Back in the old days food was either a faithful friend or a sin, rarely anything in between. I was 18. I had experienced a rather unceremonious exit from school. I had no real idea what I wanted to do, just some vague fantasies involving writing, a palazzo, an adoring Italian, daily love letters and me in a sort of Sophia Loren dress, weaving through a Roman market holding a basket of ripe scented figs.

I had just tried to explain this to my mother over lunch at a restaurant in London. She was not, curiously, sharing my enthusiasm.

‘Enough. You’re going to secretarial college to learn something useful like typing.’

‘But I need to learn about culture!’ She gave me a very beady look.

‘That’s it,’ she said. ‘No more. End of conversation.’

‘But I…’ The look blackened. I resorted to the historic old faithful between teenagers and their mothers.

‘God… Why don’t you understand me?’ and ran out into the still, grey street sobbing. I threw myself on a doorstep and lit a bitter cigarette. And then something between serendipity and Alice in Wonderland magic happened.

A black taxi chugged to a halt by the doorstep on which I sat. Out of it fell a creature who surpassed my Italian imaginings.

She wore a ship on her head, a miniature galleon with proud sails that billowed in the wind. Her white bosom swelled out of an implausibly tiny corset and she navigated the street in neat steps, teetering on the brink of five-inch heels. Her arms were full to bursting with hat boxes and carrier bags. I remember thinking, ‘I don’t know who that is but I want to be her friend.’

I was so fascinated I forgot to cry.
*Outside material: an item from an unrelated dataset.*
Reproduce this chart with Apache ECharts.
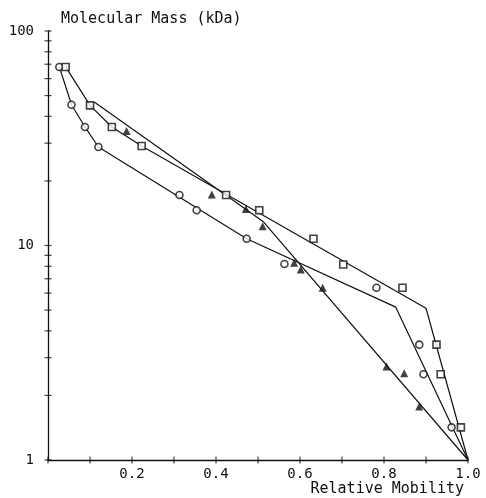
<!DOCTYPE html>
<html>
<head>
<meta charset="utf-8">
<script src="https://cdn.jsdelivr.net/npm/echarts@6/dist/echarts.min.js"></script>
<style>
html,body{margin:0;padding:0;background:#fff;}
#chart{width:486px;height:498px;}
</style>
</head>
<body>
<div id="chart"></div>
<script>
// Circle standards
var circleMobility = [0.027, 0.056, 0.088, 0.120, 0.313, 0.354, 0.473, 0.563, 0.782, 0.884, 0.894, 0.961];
var circleMass     = [68, 45.3, 35.7, 28.8, 17.2, 14.6, 10.75, 8.2, 6.35, 3.45, 2.51, 1.42];
// Square standards
var squareMobility = [0.042, 0.100, 0.152, 0.223, 0.424, 0.503, 0.632, 0.703, 0.844, 0.925, 0.935, 0.983];
var squareMass     = [68, 45, 35.7, 29.1, 17.2, 14.6, 10.75, 8.15, 6.35, 3.45, 2.51, 1.42];
// Triangles
var triMobility = [0.187, 0.390, 0.471, 0.511, 0.586, 0.602, 0.654, 0.806, 0.848, 0.884];
var triMass     = [34.2, 17.3, 14.8, 12.3, 8.3, 7.72, 6.35, 2.73, 2.54, 1.775];
// Fitted (piecewise) curves
var circleFitX = [0.027, 0.056, 0.088, 0.120, 0.473, 0.828, 1.0];
var circleFitY = [68, 45.3, 35.7, 28.8, 10.75, 5.16, 1];
var squareFitX = [0.042, 0.100, 0.152, 0.223, 0.900, 1.0];
var squareFitY = [68, 45, 35.7, 29.1, 5.1, 1];
var triFitX = [0.110, 0.512, 1.0];
var triFitY = [46.7, 12.95, 1];
// Axis ticks
var xTickValues = [0, 0.1, 0.2, 0.3, 0.4, 0.5, 0.6, 0.7, 0.8, 0.9, 1.0];
var yTickValues = [1, 2, 3, 4, 5, 6, 7, 8, 9, 10, 20, 30, 40, 50, 60, 70, 80, 90, 100];

function zip(xs, ys) { return xs.map(function (x, i) { return [x, ys[i]]; }); }

var FONT = 'DejaVu Sans Mono';
var INK = '#111';

var chart = echarts.init(document.getElementById('chart'), null, {renderer: 'canvas'});
var option = {
  animation: false,
  backgroundColor: '#fff',
  grid: {left: 48, right: 18, top: 31, bottom: 38, containLabel: false},
  xAxis: {
    type: 'value', min: 0, max: 1, interval: 0.2,
    axisLine: {show: true, lineStyle: {color: INK, width: 1.3}},
    axisTick: {show: false},
    splitLine: {show: false},
    axisLabel: {
      color: INK, fontFamily: FONT, fontSize: 14, margin: 7,
      formatter: function (v) { return v === 0 ? '' : v.toFixed(1); }
    }
  },
  yAxis: {
    type: 'log', logBase: 10, min: 1, max: 100,
    axisLine: {show: true, lineStyle: {color: INK, width: 1.3}},
    axisTick: {show: false},
    splitLine: {show: false},
    axisLabel: {color: INK, fontFamily: FONT, fontSize: 14, margin: 14}
  },
  graphic: [
    {type: 'text', left: 61, top: 12, style: {text: 'Molecular Mass (kDa)', fill: INK, font: '15px "DejaVu Sans Mono"'}},
    {type: 'text', right: 22, top: 482, style: {text: 'Relative Mobility', fill: INK, font: '15px "DejaVu Sans Mono"'}}
  ],
  series: [
    {type: 'line', data: zip(circleFitX, circleFitY), showSymbol: false, symbol: 'none',
     lineStyle: {color: INK, width: 1.2}, z: 2},
    {type: 'line', data: zip(squareFitX, squareFitY), showSymbol: false, symbol: 'none',
     lineStyle: {color: INK, width: 1.2}, z: 2},
    {type: 'line', data: zip(triFitX, triFitY), showSymbol: false, symbol: 'none',
     lineStyle: {color: INK, width: 1.2}, z: 2},
    {type: 'scatter', data: zip(circleMobility, circleMass), symbol: 'circle', symbolSize: 7,
     itemStyle: {color: '#fff', borderColor: INK, borderWidth: 1.6}, z: 3},
    {type: 'scatter', data: zip(squareMobility, squareMass), symbol: 'rect', symbolSize: 7,
     itemStyle: {color: '#fff', borderColor: INK, borderWidth: 1.6}, z: 3},
    {type: 'scatter', data: zip(triMobility, triMass), symbol: 'triangle', symbolSize: 8,
     itemStyle: {color: INK}, z: 3},
    {type: 'scatter', data: yTickValues.map(function (v) { return [0, v]; }), symbol: 'rect',
     symbolSize: [7, 1.2], clip: false, silent: true, itemStyle: {color: INK}, z: 4},
    {type: 'scatter', data: xTickValues.map(function (v) { return [v, 1]; }), symbol: 'rect',
     symbolSize: [1.2, 7], clip: false, silent: true, itemStyle: {color: INK}, z: 4}
  ]
};
chart.setOption(option);
</script>
</body>
</html>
I stood up and said, ‘Do you want any help with your bags?’

‘Oh yes, actually you are sitting on my doorstep.’

‘So why were you crying?’ the ship woman said in her bright pink kitchen. It transpired that she was called Isabella Blow, she was contributing editor at Vogue and something of a fashion maverick. We’d put the bags down and she was making tea in a proper teapot.

‘I was crying about my future. My mother doesn’t understand me and I don’t know what I’ll do. Oh, it’s so awful.’

‘Don’t worry about that. Pfff!’ she said. ‘Do you want to be a model?’

If it had been a film there would have been the audible ting of a fairy wand. I looked at her incredulously. ‘Yes,’ I said, thinking of avoiding the purdah of shorthand. My next question was, ‘Are you sure?’

The ‘Are you sure?’ didn’t spring from some sly sense of modesty; it was brutal realism.

Bar my height, I couldn’t have looked less like a model. I had enormous tits, an even bigger arse and a perfectly round face with plump, smiling cheeks.

The only thing I could have possibly shared with a model was my twisted predilection for chain smoking.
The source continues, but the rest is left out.